Exporting to Google BigQuery with Scrapy#

To configure a Scrapy project or spider to export scraped data to Google BigQuery:

  1. You need Python 3.7 or higher and Scrapy 2.4 or higher.

    If you are using Scrapy Cloud, make sure you are using stack scrapy:2.4 or higher. Using the latest stack (scrapy:2.11) is generally recommended.

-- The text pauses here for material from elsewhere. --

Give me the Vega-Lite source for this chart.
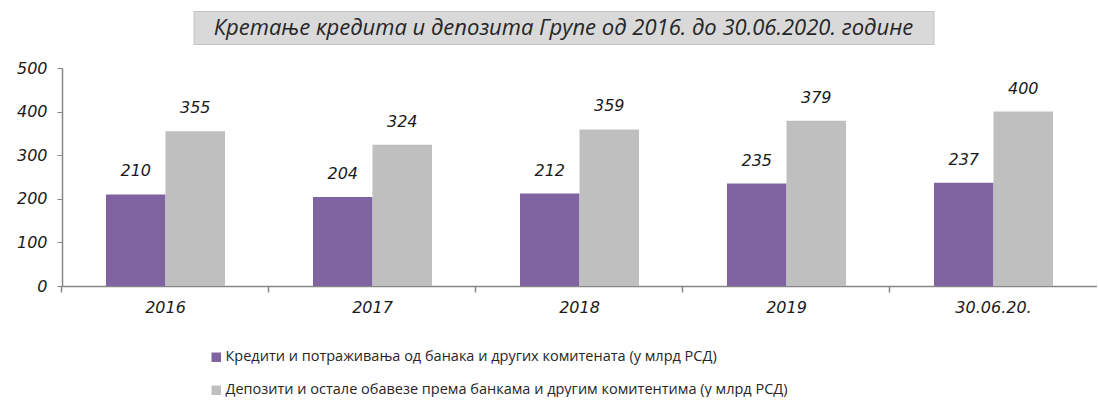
{
  "$schema": "https://vega.github.io/schema/vega-lite/v6.json",
  "padding": {"left": 16, "top": 10, "right": 0, "bottom": 0},
  "background": "white",
  "bounds": "full",
  "center": true,
  "spacing": 15,
  "config": {"view": {"stroke": null}, "font": "DejaVu Sans"},
  "vconcat": [
    {
      "spacing": 10,
      "hconcat": [
        {
          "width": 740,
          "height": 33,
          "view": {"fill": "#d9d9d9", "stroke": "#c4c4c4"},
          "data": {"values": [{"title": "Кретање кредита и депозита Групе од  2016. до 30.06.2020. године"}]},
          "mark": {"type": "text", "font": "Open Sans", "fontStyle": "italic", "fontSize": 22, "color": "#262626", "align": "center", "baseline": "middle"},
          "encoding": {"text": {"field": "title", "type": "nominal"}}
        },
        {
          "width": 21,
          "height": 33,
          "data": {"values": [{"blank": ""}]},
          "mark": {"type": "text"},
          "encoding": {"text": {"field": "blank", "type": "nominal"}}
        }
      ]
    },
    {
      "width": 1035,
      "height": 218,
      "data": {
        "values": [
          {"period": "2016", "series": "Кредити и потраживања од банака и других комитената (у млрд РСД)", "value": 210},
          {"period": "2016", "series": "Депозити и остале обавезе према банкама и другим комитентима (у млрд РСД)", "value": 355},
          {"period": "2017", "series": "Кредити и потраживања од банака и других комитената (у млрд РСД)", "value": 204},
          {"period": "2017", "series": "Депозити и остале обавезе према банкама и другим комитентима (у млрд РСД)", "value": 324},
          {"period": "2018", "series": "Кредити и потраживања од банака и других комитената (у млрд РСД)", "value": 212},
          {"period": "2018", "series": "Депозити и остале обавезе према банкама и другим комитентима (у млрд РСД)", "value": 359},
          {"period": "2019", "series": "Кредити и потраживања од банака и других комитената (у млрд РСД)", "value": 235},
          {"period": "2019", "series": "Депозити и остале обавезе према банкама и другим комитентима (у млрд РСД)", "value": 379},
          {"period": "30.06.20.", "series": "Кредити и потраживања од банака и других комитената (у млрд РСД)", "value": 237},
          {"period": "30.06.20.", "series": "Депозити и остале обавезе према банкама и другим комитентима (у млрд РСД)", "value": 400}
        ]
      },
      "resolve": {"axis": {"x": "independent"}},
      "layer": [
        {
          "mark": {"type": "bar"},
          "encoding": {
            "x": {
              "field": "period", "type": "nominal", "sort": null,
              "scale": {"paddingInner": 0.425, "paddingOuter": 0.2125},
              "axis": {"orient": "bottom", "title": null, "labelAngle": 0, "ticks": false, "tickSize": 0, "labelFont": "DejaVu Sans", "labelFontStyle": "italic", "labelFontSize": 16, "labelColor": "#1a1a1a", "labelPadding": 13, "domainColor": "#868686", "domainWidth": 1.5}
            },
            "xOffset": {
              "field": "series", "type": "nominal",
              "sort": ["Кредити и потраживања од банака и других комитената (у млрд РСД)", "Депозити и остале обавезе према банкама и другим комитентима (у млрд РСД)"],
              "scale": {"paddingInner": 0, "paddingOuter": 0}
            },
            "y": {
              "field": "value", "type": "quantitative",
              "scale": {"domain": [0, 500]},
              "axis": {"title": null, "values": [0, 100, 200, 300, 400, 500], "grid": false, "labelFont": "DejaVu Sans", "labelFontStyle": "italic", "labelFontSize": 16, "labelColor": "#1a1a1a", "labelPadding": 10, "tickSize": 5, "tickColor": "#868686", "domainColor": "#868686", "domainWidth": 1.5}
            },
            "color": {
              "field": "series", "type": "nominal",
              "sort": ["Кредити и потраживања од банака и других комитената (у млрд РСД)", "Депозити и остале обавезе према банкама и другим комитентима (у млрд РСД)"],
              "scale": {"range": ["#8064a2", "#bfbfbf"]},
              "legend": {"orient": "none", "legendX": 147, "legendY": 339, "direction": "vertical", "title": null, "symbolType": "square", "symbolSize": 90, "symbolStrokeWidth": 0, "labelFont": "Open Sans", "labelFontSize": 14.5, "labelColor": "#262626", "labelLimit": 0, "labelOffset": 2, "rowPadding": 18}
            }
          }
        },
        {
          "mark": {"type": "text", "font": "DejaVu Sans", "fontStyle": "italic", "fontSize": 16, "color": "#1a1a1a", "baseline": "bottom", "dy": -15},
          "encoding": {
            "x": {
              "field": "period", "type": "nominal", "sort": null,
              "axis": {"orient": "bottom", "title": null, "labels": false, "domain": false, "ticks": true, "tickSize": 6, "tickColor": "#868686", "tickWidth": 1.5, "bandPosition": -0.372}
            },
            "xOffset": {
              "field": "series", "type": "nominal",
              "sort": ["Кредити и потраживања од банака и других комитената (у млрд РСД)", "Депозити и остале обавезе према банкама и другим комитентима (у млрд РСД)"]
            },
            "y": {"field": "value", "type": "quantitative"},
            "text": {"field": "value", "type": "quantitative"}
          }
        }
      ]
    }
  ]
}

  2. Install scrapy-bigquery:

    pip install scrapy-bigquery
    

    If you are using Scrapy Cloud, remember to add the following line to your requirements.txt file:

    scrapy-bigquery
    
  3. Define the BIGQUERY_DATASET and BIGQUERY_TABLE Scrapy settings to point to the target table. For example:

    settings.py#
    BIGQUERY_DATASET = "my-dataset"
    BIGQUERY_TABLE = "my-table"
    

    Additional settings are available.

    Tip

    To add Scrapy settings to a project, define them in your Scrapy Cloud project settings or add them to your settings.py file.

    settings.py#
    MY_SETTING = ...
    

    To add settings to a spider, define them in your Scrapy Cloud spider-specific settings (open a spider in Scrapy Cloud and select the Settings tab) or add it to your spider code with the update_settings method or the custom_settings class variable:

    spiders/myspider.py#
    class MySpider:
        custom_settings = {
            "MY_SETTING": ...,
        }
    
  4. Define the BIGQUERY_SERVICE_ACCOUNT setting as a string with your service account credentials in base64-encoded JSON format:

    settings.py#
    BIGQUERY_SERVICE_ACCOUNT = "eyJ0eX=="
    

    You can use the following command to generate the required value from your service account JSON file:

    cat service-account.json | jq . -c | base64
    

    Make sure you give your service account write access on the target table. You can do that by sharing the table with the email of the service account (client_email in the service account JSON).

Running your spider now, locally or on Scrapy Cloud, will export your scraped data to the configured Google BigQuery table.